本节作者居然很专业地介绍了一番涪陵长江白鹤梁的历史人文故事,看着好像历史学家的样子,何伟作为一名美国人,能了解什么深入确实不容易,看来他是真心想深刻了解中国历史和文化。
涪陵江水今天,长江的水位比一千二百三十四年前仲冬时节高出了两英寸。这其间的岁月还见证了其他变化——五个朝代的更迭;蒙古人、满族人、英国人和日本人来了又去;长城的修建与“WHDGM”的破坏;大跃进和改革开放;三峡大坝从未竟的梦想变成而今中国最大规模的建设项目——然而,尽管发生了这一系列的变化,长江今天的水位只比公元763年时高出了两英寸。在一千二百三十四年间只高出了两英寸。(长江没怎么变呀,但历史确已经变了很多模样)
这就是白鹤梁——涪陵港口那道长七十多米、仿若一座临时小岛的砂石石脊——诉说的故事。长江水在冬季干枯到极致时,石梁露出浑浊江水的时间最长也只有五个月,而如果某年雨量特别多,则根本不会显现。一旦石梁显露,那块砂石是会说话的——上面镌刻着二十二幅图和三十多万字。在长江那长达四千英里的河道上,再也找不到别的地方,对江河的生命留下了这样生动的记录。(可惜现在已经不在了,三峡之后只能去博物馆看了)
没有人确切地知道,石梁是从什么时候开始被用作记录的。不过,几乎所有的题刻都提到了水位线上那一对被江水来回拍打着的石雕鲤鱼。鲤鱼长约两英尺,一前一后往西游动,腹部正好位于它被雕刻时的最低水位线上。前面的一尾鲤鱼口含莲花。有据可查的题刻始于唐代763年,而石鱼则雕刻于之前的某个年代。今天下午,长江的水位只比鲤鱼的腹线高出了一点点。
雕刻石鱼的最初目的与其说是艺术,不如说是实用。冬天时节,长江上浅滩和岩石裸露,对船只来说最为危险。经由涪陵驶过的船长们可以观察白鹤梁,将水位和那两尾鲤鱼进行比对,从而测算出前方的水情。(古人很务实的一种发明创造)石鱼总在固定位置游动,江水却不断地升降起伏。当地人明白这两者之间的关系,而这也成了长江每年固定模式的一部分。

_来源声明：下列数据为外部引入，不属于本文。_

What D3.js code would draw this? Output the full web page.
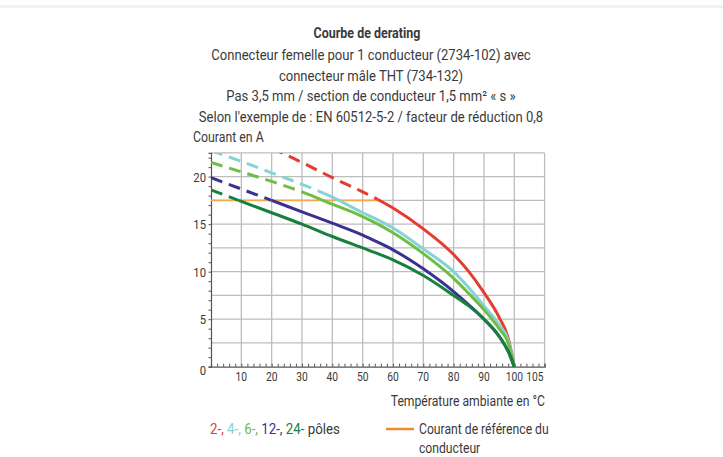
<!DOCTYPE html>
<html>
<head>
<meta charset="utf-8">
<script src="https://cdn.jsdelivr.net/npm/d3@7"></script>
<style>
  body { margin: 0; background: #fff; }
  svg { display: block; font-family: "Roboto", "Liberation Sans", sans-serif; }
</style>
</head>
<body>
<div id="display"></div>
<script>
// data
const tempC = [0, 10, 20, 30, 40, 50, 55, 60, 70, 80, 85, 90, 95, 98, 100];
const pole2  = [null, null, 23.0, 21.5, 19.9, 18.4, 17.6, 16.7, 14.5, 11.8, 10.0, 7.8, 5.2, 3.0, 0];
const pole4  = [22.75, 21.6, 20.4, 19.2, 17.85, 16.2, 15.45, 14.6, 12.4, 10.0, 8.3, 6.4, 4.4, 2.8, 0];
const pole6  = [21.5, 20.5, 19.5, 18.4, 17.1, 15.8, 15.0, 14.1, 11.9, 9.3, 7.7, 6.0, 4.0, 2.5, 0];
const pole12 = [19.9, 18.7, 17.5, 16.3, 15.1, 13.85, 13.1, 12.3, 10.3, 7.9, 6.5, 5.0, 3.2, 1.6, 0];
const pole24 = [18.6, 17.4, 16.2, 15.0, 13.7, 12.5, 11.9, 11.25, 9.6, 7.5, 6.4, 5.0, 3.2, 1.6, 0];
const seriesNames = ['2-,', '4-,', '6-,', '12-,', '24-'];
const seriesValues = [pole2, pole4, pole6, pole12, pole24];
const dashEnd = [55, 37.5, 30, 20, 9];   // dashed above reference current
const seriesColors = ['#e63c2e', '#86d3d3', '#6fbe44', '#3a3190', '#17803d'];
const refCurrent = 17.5;
const refEnd = 55;
const xTicks = [10, 20, 30, 40, 50, 60, 70, 80, 90, 100, 105];
const yTicks = [0, 5, 10, 15, 20];

const titleLines = [
    'Connecteur femelle pour 1 conducteur (2734-102) avec',
    'connecteur mâle THT (734-132)',
    'Pas 3,5 mm / section de conducteur 1,5 mm² « s »',
    'Selon l\'exemple de : EN 60512-5-2 / facteur de réduction 0,8'
];

const width = 723;
const height = 457;
const svg = d3.select('#display').append('svg')
    .attr('width', width)
    .attr('height', height);

const textColor = '#3a3a3a';

// narrow the text horizontally around its anchor point
function squeeze(sel, k) {
    sel.attr('transform', function () {
        const ax = +d3.select(this).attr('x');
        return `translate(${ax},0) scale(${k},1) translate(${-ax},0)`;
    });
}

// faint band at top
svg.append('rect').attr('x', 0).attr('y', 5).attr('width', width).attr('height', 3).attr('fill', '#f2f2f2');

// last column 100..105 is drawn as wide as a 10 degree column
const x = d3.scaleLinear().domain([0, 100, 105]).range([211, 514.3, 544.6]);
const y = d3.scaleLinear().domain([0, 22.5]).range([366.7, 152.9]);

// titles
svg.append('text')
    .attr('x', 367).attr('y', 38)
    .attr('text-anchor', 'middle')
    .attr('font-size', 14.5).attr('font-weight', 'bold')
    .attr('fill', textColor)
    .text('Courbe de derating')
    .call(squeeze, 0.86);

svg.selectAll('.sub')
    .data(titleLines)
    .enter()
    .append('text')
    .attr('class', 'sub')
    .attr('x', 371)
    .attr('y', (d, i) => 60 + i * 20.7)
    .attr('text-anchor', 'middle')
    .attr('font-size', 14.5)
    .attr('fill', textColor)
    .text(d => d)
    .call(squeeze, 0.9);

svg.append('text')
    .attr('x', 193).attr('y', 142)
    .attr('font-size', 14.5).attr('fill', textColor)
    .text('Courant en A')
    .call(squeeze, 0.85);

// grid
const grid = svg.append('g').attr('stroke', '#bdbdbd').attr('stroke-width', 1.3);
grid.selectAll('.vg')
    .data(xTicks)
    .enter()
    .append('line')
    .attr('x1', d => x(d)).attr('x2', d => x(d))
    .attr('y1', y(0)).attr('y2', y(22.5));
grid.selectAll('.hg')
    .data(d3.range(2.5, 22.6, 2.5))
    .enter()
    .append('line')
    .attr('x1', x(0)).attr('x2', x(105))
    .attr('y1', d => y(d)).attr('y2', d => y(d));

// axes with small minor ticks
const xAxis = svg.append('g')
    .attr('transform', `translate(0,${y(0)})`)
    .call(d3.axisBottom(x).tickValues(d3.range(0, 101, 2).concat([101, 102, 103, 104, 105])).tickSize(-3).tickFormat(''));
xAxis.select('.domain').attr('stroke', '#555').attr('stroke-width', 1.2);
xAxis.selectAll('.tick line').attr('stroke', '#555');

const yAxis = svg.append('g')
    .attr('transform', `translate(${x(0)},0)`)
    .call(d3.axisLeft(y).tickValues(d3.range(0, 23, 1)).tickSize(2.5).tickFormat(''));
yAxis.select('.domain').attr('stroke', '#555').attr('stroke-width', 1.2);
yAxis.selectAll('.tick line').attr('stroke', '#555');

// tick labels
svg.selectAll('.xl')
    .data(xTicks)
    .enter()
    .append('text')
    .attr('x', d => d === 105 ? x(d) - 1 : x(d))
    .attr('y', 381)
    .attr('text-anchor', d => d === 105 ? 'end' : 'middle')
    .attr('font-size', 13.5)
    .attr('fill', textColor)
    .text(d => d)
    .call(squeeze, 0.76);

svg.selectAll('.yl')
    .data(yTicks)
    .enter()
    .append('text')
    .attr('x', 206)
    .attr('y', d => y(d) + (d === 0 ? 8 : 5))
    .attr('text-anchor', 'end')
    .attr('font-size', 13.5)
    .attr('fill', textColor)
    .text(d => d)
    .call(squeeze, 0.84);

svg.append('text')
    .attr('x', 545).attr('y', 406)
    .attr('text-anchor', 'end')
    .attr('font-size', 14.5).attr('fill', textColor)
    .text('Température ambiante en °C')
    .call(squeeze, 0.84);

// clip regions for dashed / solid parts
const defs = svg.append('defs');
dashEnd.forEach(function (e, i) {
    defs.append('clipPath').attr('id', 'dash' + i)
        .append('rect')
        .attr('x', x(0)).attr('y', y(22.5))
        .attr('width', x(e) - x(0)).attr('height', y(0) - y(22.5) + 4);
    defs.append('clipPath').attr('id', 'solid' + i)
        .append('rect')
        .attr('x', x(e)).attr('y', y(22.5))
        .attr('width', x(105) - x(e)).attr('height', y(0) - y(22.5) + 4);
});

// reference current line
svg.append('line')
    .attr('x1', x(0)).attr('x2', x(refEnd))
    .attr('y1', y(refCurrent)).attr('y2', y(refCurrent))
    .attr('stroke', '#f5a94e').attr('stroke-width', 1.8);

const line = d3.line()
    .defined(d => d[1] !== null)
    .x(d => x(d[0]))
    .y(d => y(d[1]))
    .curve(d3.curveMonotoneX);

// 24-pole drawn last so it covers where 12-pole merges
seriesValues.forEach(function (vals, i) {
    const pts = tempC.map((t, k) => [t, vals[k]]);
    svg.append('path')
        .attr('d', line(pts))
        .attr('clip-path', `url(#dash${i})`)
        .attr('fill', 'none')
        .attr('stroke', seriesColors[i])
        .attr('stroke-width', 3)
        .attr('stroke-dasharray', '12,7');
    svg.append('path')
        .attr('d', line(pts))
        .attr('clip-path', `url(#solid${i})`)
        .attr('fill', 'none')
        .attr('stroke', seriesColors[i])
        .attr('stroke-width', 3);
});

// legend
const leg = svg.append('text')
    .attr('x', 210).attr('y', 434)
    .attr('font-size', 14.5)
    .attr('textLength', 130)
    .attr('lengthAdjust', 'spacingAndGlyphs');
seriesNames.forEach(function (n, i) {
    leg.append('tspan').attr('fill', seriesColors[i]).text(n + ' ');
});
leg.append('tspan').attr('fill', textColor).text('pôles');

svg.append('line')
    .attr('x1', 386).attr('x2', 414)
    .attr('y1', 429).attr('y2', 429)
    .attr('stroke', '#ef8a32').attr('stroke-width', 2.5);
svg.append('text')
    .attr('x', 419).attr('y', 434)
    .attr('font-size', 14.5).attr('fill', textColor)
    .text('Courant de référence du')
    .call(squeeze, 0.84);
svg.append('text')
    .attr('x', 419).attr('y', 453)
    .attr('font-size', 14.5).attr('fill', textColor)
    .text('conducteur')
    .call(squeeze, 0.84);
</script>
</body>
</html>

数年来,各个朝代在石梁上都留下了题刻,多数用来记录唐代石鱼的重见天日。就在两尾石鱼略微靠上的地方,北宋时期的一段题刻记录了公元971年的重现情景:“江水退,石鱼见,即年丰稔。”再往上三米,时间突然跳跃三个半世纪,到了公元1333年,元朝官吏见证了唐代石鱼的重现:“江心石鱼出则大稔。”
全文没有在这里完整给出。